でも、お金ばかりを追いかけて、人をないがしろにする会社は、やはり社会的意義から見ると疑問が残りますね。
「そんなこと言ってるから、お前はいつまでたっても経営者として失格なんだ。」
そう言われるかもしれませんが、私はやっぱり、人を大切にすることを基本として、これからもやって行きたいと思います。
なぜなら、社員も、地域住民も、お客様も、皆様「人」だからです。
それを忘れるようなところに繁栄はありませんからね。
でもね、だからと言って全員が人財になれるというわけではありません。
人にだってピンからキリまでありますから。
勉強ができたとか、良い学校を出ているからとか、そういうことではありません。
自分で気づいて、自分で研鑽して、どういう世の中になっても、何があっても、「いざ鎌倉」の準備ができていることが大切であり、人材ならぬ「人財」というのは、そういう基本ができている人を育てて初めて出来上がるのですからね。

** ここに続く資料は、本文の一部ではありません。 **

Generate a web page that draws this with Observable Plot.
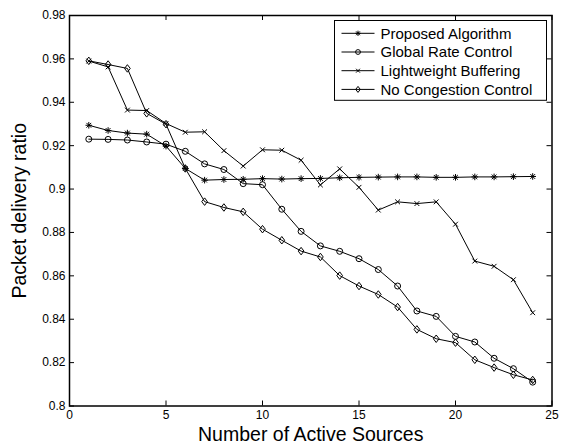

ということは、吉野さんたちに運転を習ったいすみ鉄道の運転士さんたちは、皆、人財だということなのです。
吉野さん、長い間の乗務員生活、お疲れ様でした。
そして、いすみ鉄道に多大なる貢献をしていただいたこと、心より感謝申し上げます。
ありがとうございました。
そして、これからもどうぞお元気でご活躍ください。